Some more background from the SFMTA web page about the project:

Upper Market Street is one of San Francisco’s most popular corridors, but it also has some of the city’s highest collision rates. In the five-year period from 2007 to 2012, there were 27 collisions involving vehicles and pedestrians, 32 vehicle-bicycle collisions and 102 vehicle-vehicle collisions on Market Street between Octavia Boulevard and Castro street.

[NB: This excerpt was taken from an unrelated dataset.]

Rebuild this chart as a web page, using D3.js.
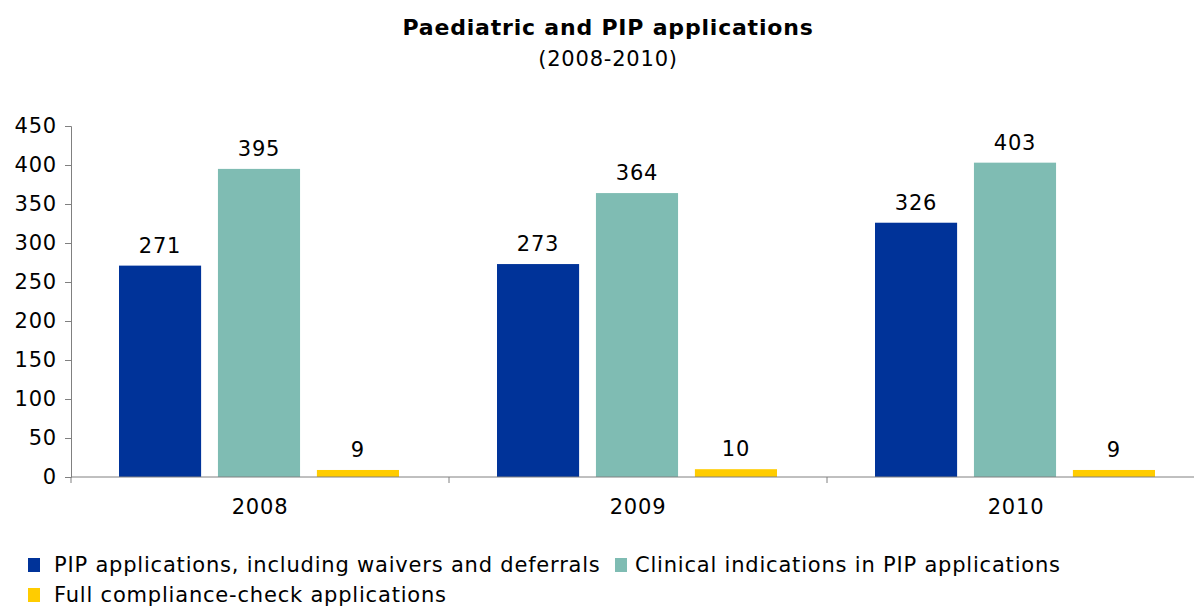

Given those stats, it's astounding that installing protected bike lanes was ever considered an optional part of the project. And after conversations between SFBC leadership and Sheehy, it was unclear if there were even enough votes on the SFMTA Board of Directors to assure protected bike lanes remained in the plan. (Note that Sheehy was appointed by Mayor Lee to replace Scott Wiener.)

But late this afternoon Streetsblog received the following statement from Sheehy, texted via one of his staffers: "I support the work that the community, businesses, street safety advocates, and the SFMTA have done to develop the Upper Market street safety project, including the protected bike lanes [emphasis added]. I look forward to the implementation of this critical safety improvement as soon as possible."

Good news for safe-streets advocates. And kudos to SFBC on a short but apparently effective campaign.